It might be interesting to compare the two. In fact, I would hope that such a comparison appears in Schroeder's new edition. A university press is exactly where I'd expect to find a "critical edition" or recension of a 150-year-old narrative that exists in multiple versions. If university-press publication is appropriate for a critical edition of Shakespeare or Pulci, it seems equally appropriate for a critical edition of John S. Jacobs. You're not paying for the transcription, you're paying for the scholarship.
The only weird things about this story, to me, are:
(1) The book-jacket design screams modern pop, where I personally would have gone with a more "serious"-looking design, like you'd find on a Penguin Classic, or even on an Erik Larson novel.
(2) It's not clear what they mean "rediscovered"; I scanned the article looking for the traditional discovery narrative, like "he inherited a manuscript" or "a yellowed newspaper clipping" or whatever. Here it looks like the "rediscovery" was basically that it came up in a Google search and he said "oh that's neat, someone should republish that in real print, on paper." Which is fine and great; we should republish more out-of-print work. It's just not the traditional media narrative of a "rediscovered" or "resurfaced" lost work; it's more like a tracing of the familiar narrative beats from which the actual plot (the physical discovery of a lost work) has been surgically removed.

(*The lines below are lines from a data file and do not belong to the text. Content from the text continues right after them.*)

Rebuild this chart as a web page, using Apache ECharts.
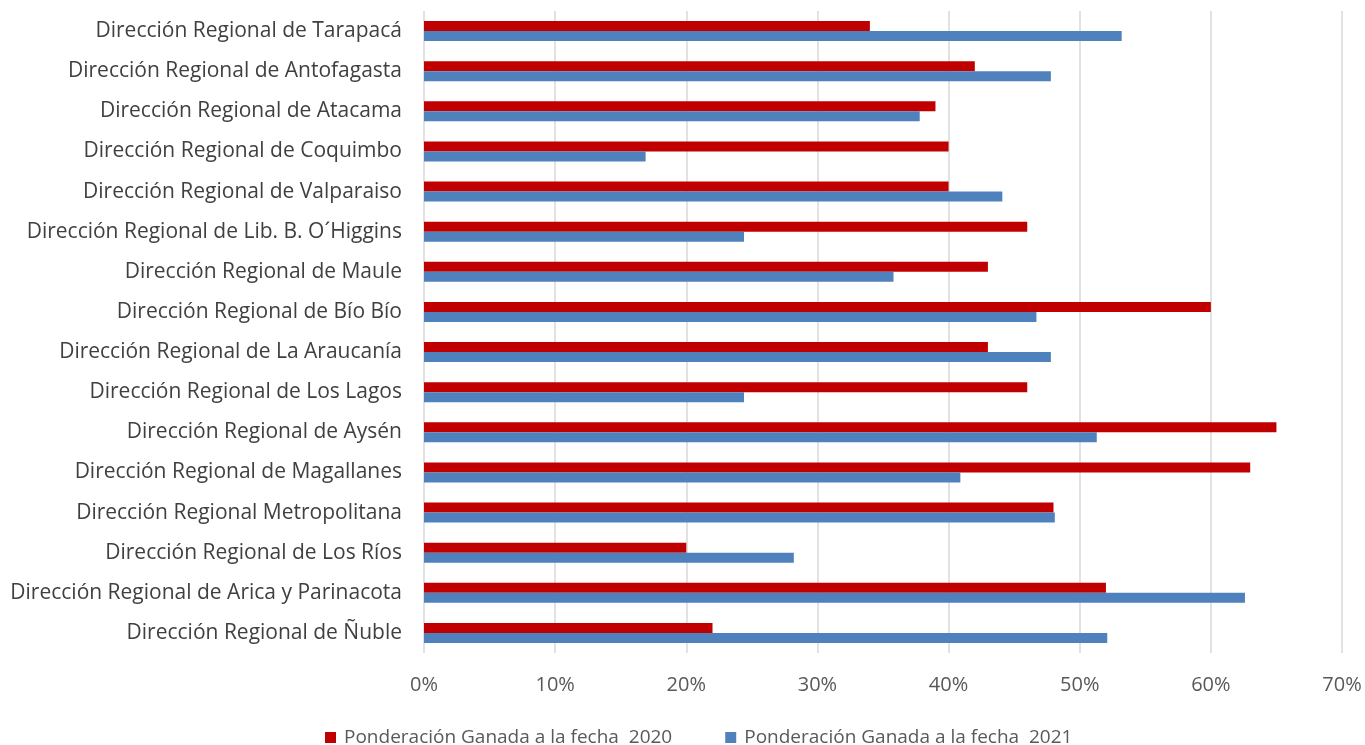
<!DOCTYPE html>
<html><head><meta charset="utf-8">
<script src="https://cdn.jsdelivr.net/npm/echarts@6/dist/echarts.min.js"></script>
<style>html,body{margin:0;padding:0;background:#fff}#c{width:1365px;height:745px}</style>
</head><body><div id="c"></div>
<script>
const categories = [
  "Dirección Regional de Tarapacá",
  "Dirección Regional de Antofagasta",
  "Dirección Regional de Atacama",
  "Dirección Regional de Coquimbo",
  "Dirección Regional de Valparaiso",
  "Dirección Regional de Lib. B. O´Higgins",
  "Dirección Regional de Maule",
  "Dirección Regional de Bío Bío",
  "Dirección Regional de La Araucanía",
  "Dirección Regional de Los Lagos",
  "Dirección Regional de Aysén",
  "Dirección Regional de Magallanes",
  "Dirección Regional Metropolitana",
  "Dirección Regional de Los Ríos",
  "Dirección Regional de Arica y Parinacota",
  "Dirección Regional de Ñuble"
];
const values2020 = [34, 42, 39, 40, 40, 46, 43, 60, 43, 46, 65, 63, 48, 20, 52, 22];
const values2021 = [53.2, 47.8, 37.8, 16.9, 44.1, 24.4, 35.8, 46.7, 47.8, 24.4, 51.3, 40.9, 48.1, 28.2, 62.6, 52.1];
const seriesNames = ["Ponderación Ganada a la fecha  2020", "Ponderación Ganada a la fecha  2021"];

const FONT = "Open Sans";
const chart = echarts.init(document.getElementById('c'));
chart.setOption({
  animation: false,
  textStyle: { fontFamily: FONT },
  grid: { left: 424, right: 23, top: 11, bottom: 92, containLabel: false },
  legend: {
    top: 723, left: 320, itemWidth: 11, itemHeight: 11, itemGap: 53,
    icon: 'rect',
    textStyle: { fontFamily: FONT, fontSize: 19, color: '#595959', padding: [0, 0, 0, 3] },
    data: seriesNames
  },
  xAxis: {
    type: 'value', min: 0, max: 70, interval: 10,
    axisLine: { show: false }, axisTick: { show: false },
    axisLabel: { formatter: '{value}%', fontSize: 20, color: '#595959', margin: 22, fontFamily: FONT },
    splitLine: { show: true, lineStyle: { color: '#d9d9d9', width: 1.5 } }
  },
  yAxis: {
    type: 'category', inverse: true, data: categories,
    axisLine: { show: false }, axisTick: { show: false },
    axisLabel: { fontSize: 21, color: '#404040', margin: 22, fontFamily: FONT }
  },
  series: [
    { name: seriesNames[0], type: 'bar', data: values2020, itemStyle: { color: '#C00000' }, barGap: '0%', barCategoryGap: '50%' },
    { name: seriesNames[1], type: 'bar', data: values2021, itemStyle: { color: '#4F81BD' }, barGap: '0%', barCategoryGap: '50%' }
  ]
});
</script></body></html>
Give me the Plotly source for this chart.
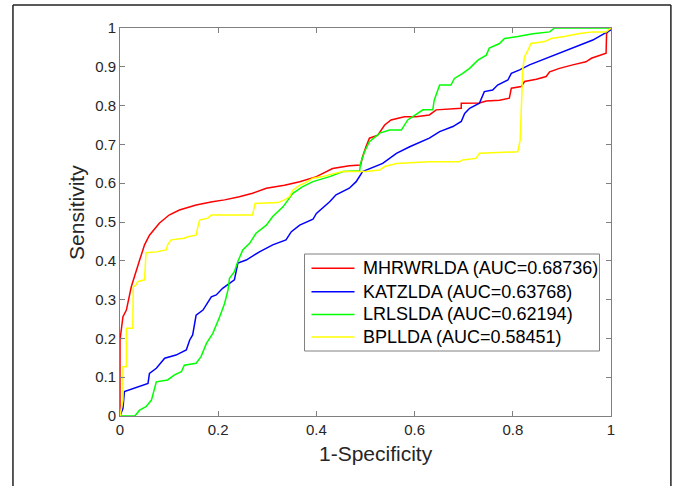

> Well over 90 percent of enslaved Africans were sent to the Caribbean and South America. Only about 6 percent of African captives were sent directly to British North America. Yet by 1825, the US population included about one-quarter of the people of African descent in the Western Hemisphere.
> In the Caribbean, Dutch Guiana, and Brazil, the enslaved death rate was so high and the birth rate so low that they could not sustain their population without importations from Africa. Rates of natural decrease ran as high as 5 percent a year. While the death rate of the US enslaved population was about the same as that of Jamaican enslaved persons, the birth rate was more than 80 percent higher in the United States.
> In the United States enslaved persons were more generations removed from Africa than those in the Caribbean. In the nineteenth century, the majority of enslaved in the British Caribbean and Brazil were born in Africa. In contrast, by 1850, most US enslaved persons were third-, fourth-, or fifth-generation Americans.
> Slavery in the US was distinctive in the near balance of the sexes and the ability of the enslaved population to increase its numbers by natural reproduction. Unlike any other enslaved society, the US had a high and sustained natural increase in the enslaved population for a more than a century and a half.
The last point may be the most important. The US banned the importation of slaves in 1808. The enslaved were treated like livestock and that's why they still had slaves in the 1860s.